Short exercise =
Looking at the data below, count the lines that contain the string "matplotlib". Write only the total.

━━━━

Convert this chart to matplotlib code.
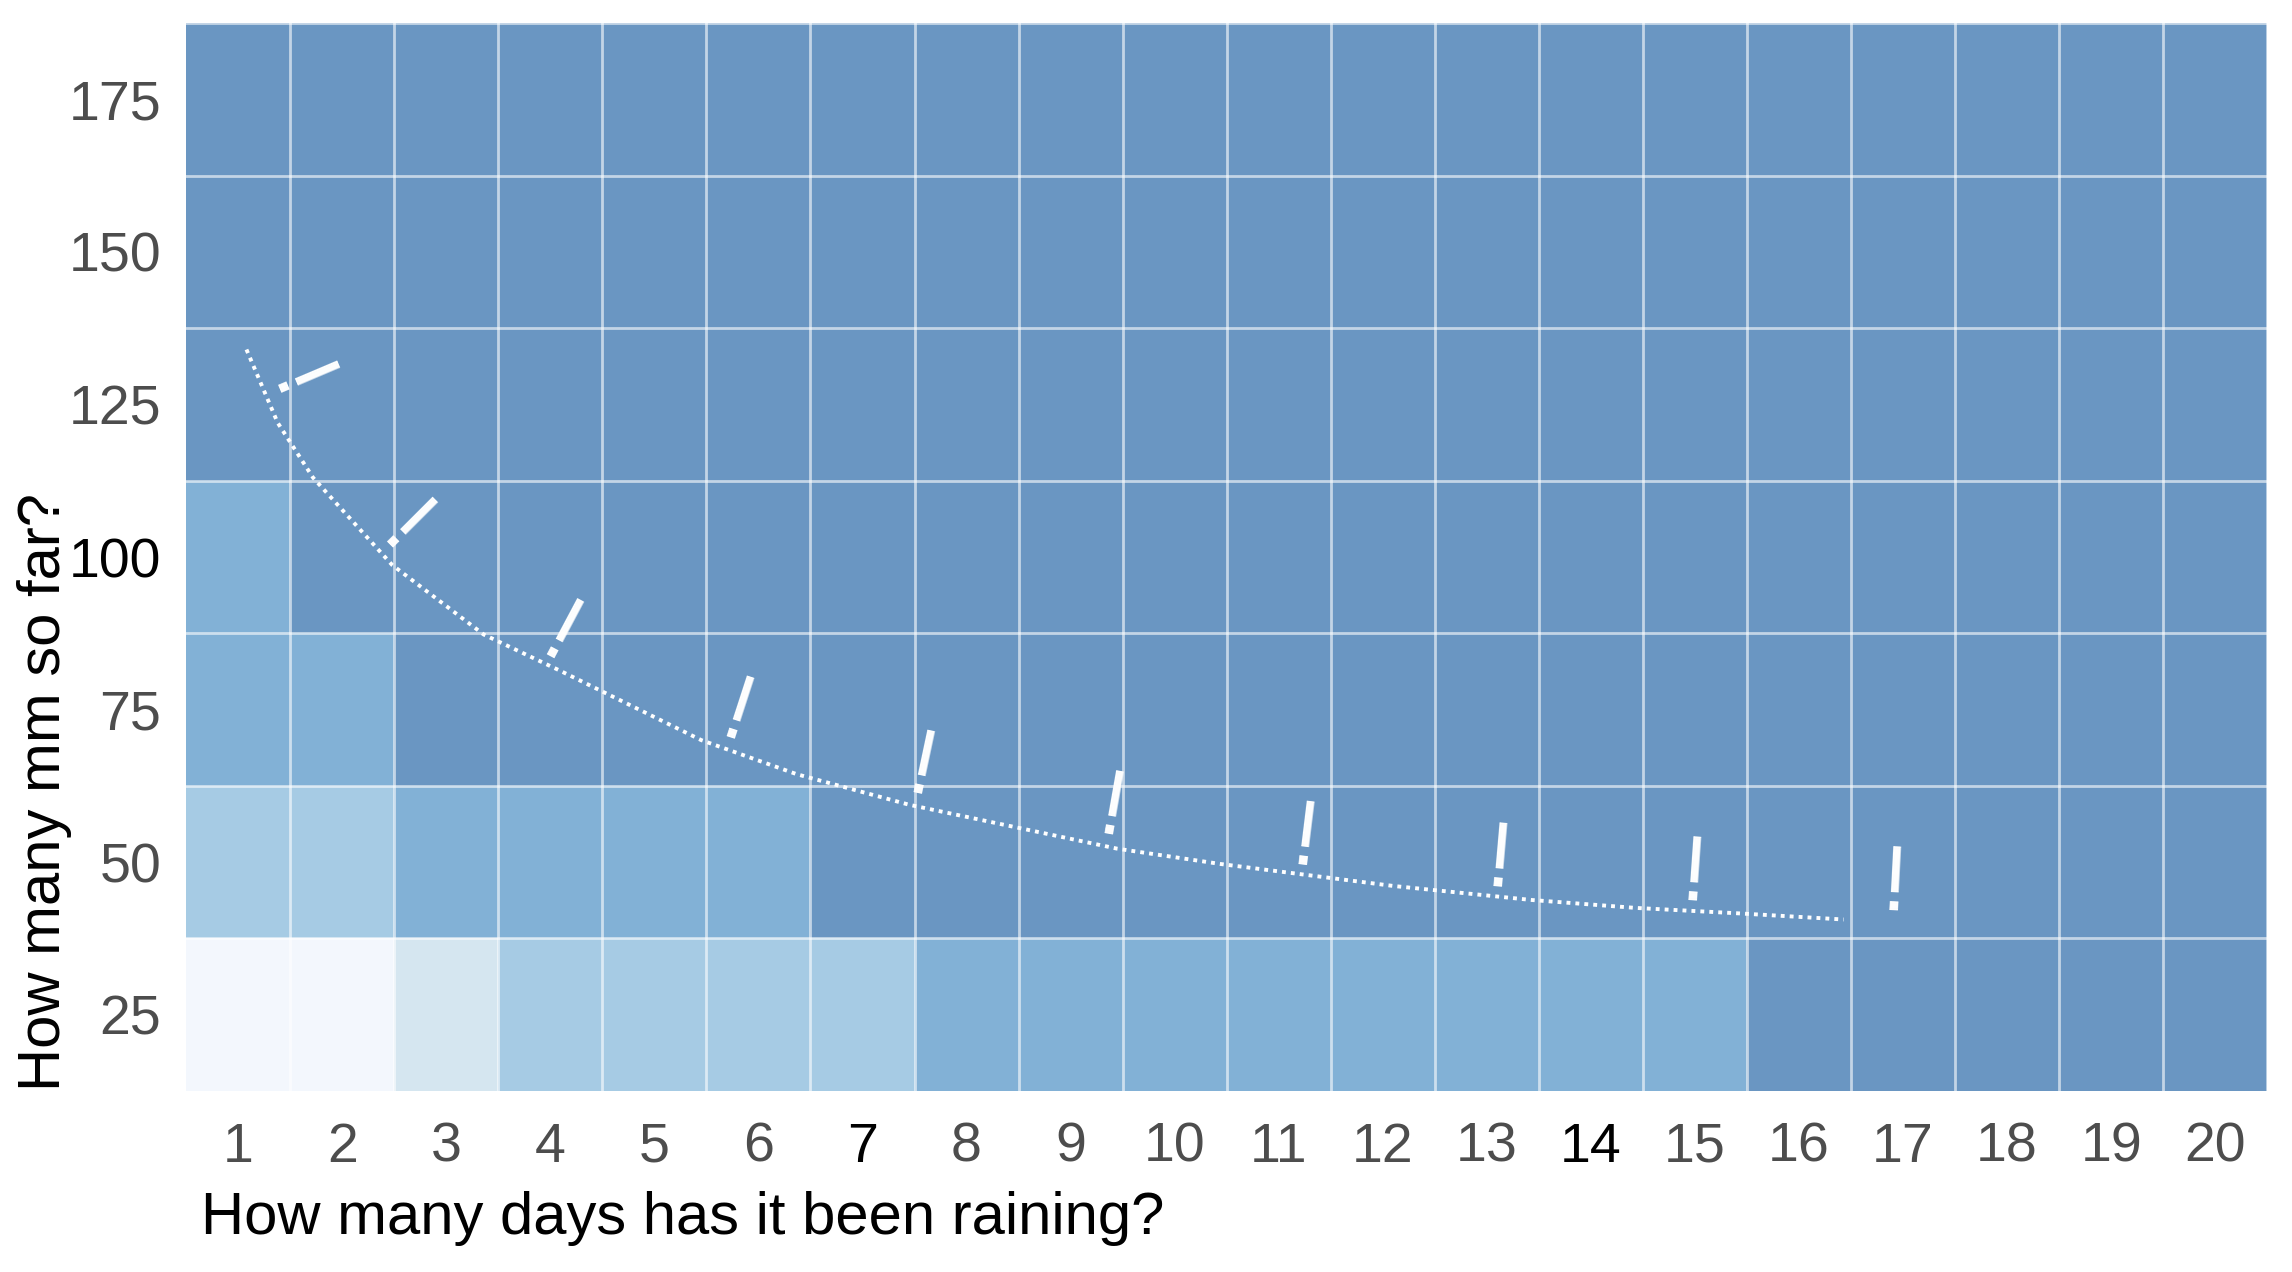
import matplotlib.pyplot as plt
import numpy as np
from matplotlib.colors import ListedColormap

plt.rcParams['font.family'] = ['Liberation Sans', 'DejaVu Sans']

days = np.arange(1, 21)
mm = np.array([25, 50, 75, 100, 125, 150, 175])

# shade level of each cell (0 = lightest, 4 = darkest), rows follow mm
levels = np.array([
    [0, 0, 1, 2, 2, 2, 2, 3, 3, 3, 3, 3, 3, 3, 3, 4, 4, 4, 4, 4],
    [2, 2, 3, 3, 3, 3, 4, 4, 4, 4, 4, 4, 4, 4, 4, 4, 4, 4, 4, 4],
    [3, 3, 4, 4, 4, 4, 4, 4, 4, 4, 4, 4, 4, 4, 4, 4, 4, 4, 4, 4],
    [3, 4, 4, 4, 4, 4, 4, 4, 4, 4, 4, 4, 4, 4, 4, 4, 4, 4, 4, 4],
    [4] * 20,
    [4] * 20,
    [4] * 20,
])

# dotted threshold curve
curve_x = [1.08, 1.38, 1.72, 2.48, 3.36, 4.09, 5.45, 6.37, 7.45, 9.45, 10.44, 12.1, 13.43, 14.43, 15.43, 16.43]
curve_y = [134, 122, 113, 98.7, 87.3, 81.4, 70.0, 64.4, 59.4, 52.2, 49.7, 46.1, 43.8, 42.5, 41.6, 40.6]

# exclamation marks: position and tilt
bang_x = [1.55, 2.59, 4.1, 5.8, 7.57, 9.4, 11.26, 13.12, 14.99, 16.92]
bang_y = [128.0, 103.9, 86.6, 73.7, 64.9, 58.3, 53.3, 49.9, 47.6, 45.9]
bang_rot = [-67, -45, -28, -18, -12, -10, -7, -5, -4, -3]

palette = ['#f3f7fd', '#d5e6f0', '#a6cbe4', '#82b1d6', '#6a96c2']

fig = plt.figure(figsize=(11.46, 6.36), dpi=200)
ax = fig.add_axes([0.0812, 0.1423, 0.908, 0.8396])

x_edges = np.append(days - 0.5, days[-1] + 0.5)
y_edges = np.append(mm - 12.5, mm[-1] + 12.5)
ax.pcolormesh(x_edges, y_edges, levels, cmap=ListedColormap(palette), vmin=-0.5, vmax=4.5)

for xb in x_edges[1:]:
    ax.axvline(xb, color='white', lw=1.0, alpha=0.6)
for yb in y_edges[1:]:
    ax.axhline(yb, color='white', lw=1.0, alpha=0.6)

ax.plot(curve_x, curve_y, color='white', lw=1.4, linestyle=(0, (1, 1.3)))

for bx, by, br in zip(bang_x, bang_y, bang_rot):
    ax.text(bx, by, '!', color='white', fontsize=33, rotation=br,
            ha='center', va='center', rotation_mode='anchor')

ax.set_xlim(x_edges[0], x_edges[-1])
ax.set_ylim(y_edges[0], y_edges[-1])
ax.set_xticks(days)
ax.set_yticks(mm)
ax.tick_params(length=0, labelsize=20, colors='#4d4d4d', pad=9)
ax.tick_params(axis='x', pad=11)
for lab in ax.get_xticklabels():
    if lab.get_text() in ('7', '14'):
        lab.set_color('black')
for lab in ax.get_yticklabels():
    if lab.get_text() == '100':
        lab.set_color('black')
for s in ax.spines.values():
    s.set_visible(False)

ax.set_xlabel('How many days has it been raining?', fontsize=21.5, ha='left', va='center')
ax.xaxis.set_label_coords(0.007, -0.119)
ax.set_ylabel('How many mm so far?', fontsize=21.5, ha='left', va='center')
ax.yaxis.set_label_coords(-0.068, 0.0)

fig.savefig('out.png', dpi=200)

━━━━

Correct response =
3